For this most recent fiscal year, the WSIB is the first of 70 U.S. public pension funds tracked by P&I as of Sept. 22 to report a slightly smaller return than the previous year.
All the other U.S. public pension funds had significantly higher returns due to the dramatic recovery in public markets.
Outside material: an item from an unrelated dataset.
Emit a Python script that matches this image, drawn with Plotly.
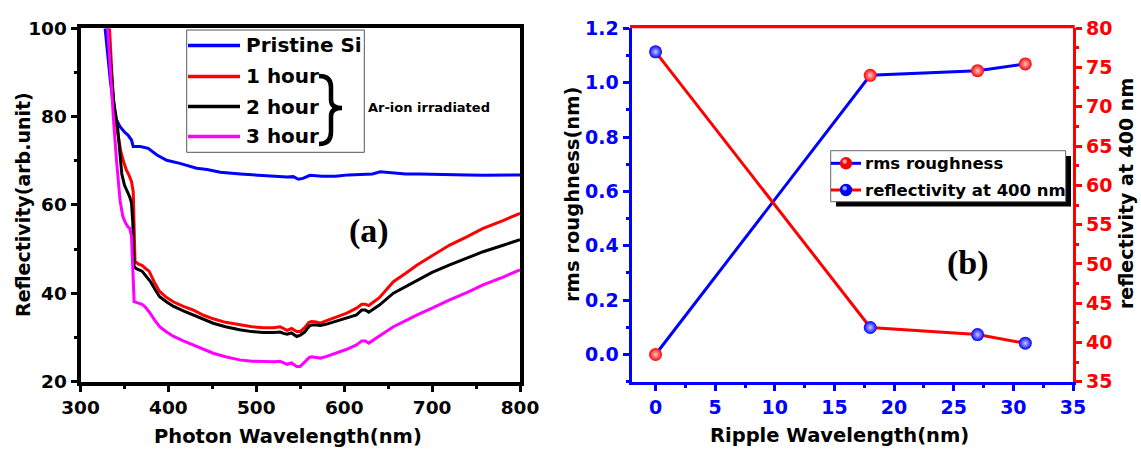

For the year ended June 30, the Russell 3000 and Bloomberg U.S. Aggregate Bond indexes returned 19% and -0.2%, respectively.
Of the 70 U.S. public pension funds whose fiscal-year returns have been tracked by P&I as of Sept. 22, the median return for the period was 7.6%.
For the most recent fiscal year, the board's public equity asset class was the top performer with a net return of 16.9% (above its benchmark return of 16.5%); followed by tangible assets at 7.4% (benchmark 9%); real estate, 5.3% (-1.6%); innovation portfolio, 3.9% (3.4%); fixed income, 1.9% (zero); and private equity, -2.8% (-4.4%).
As of June 30, the commingled trust fund's actual allocation was 28.8% private equity, 25.7% public equity, 21% real estate, 15.3% fixed income, 6.9% tangible assets, 1.1% innovation portfolio and the rest in cash.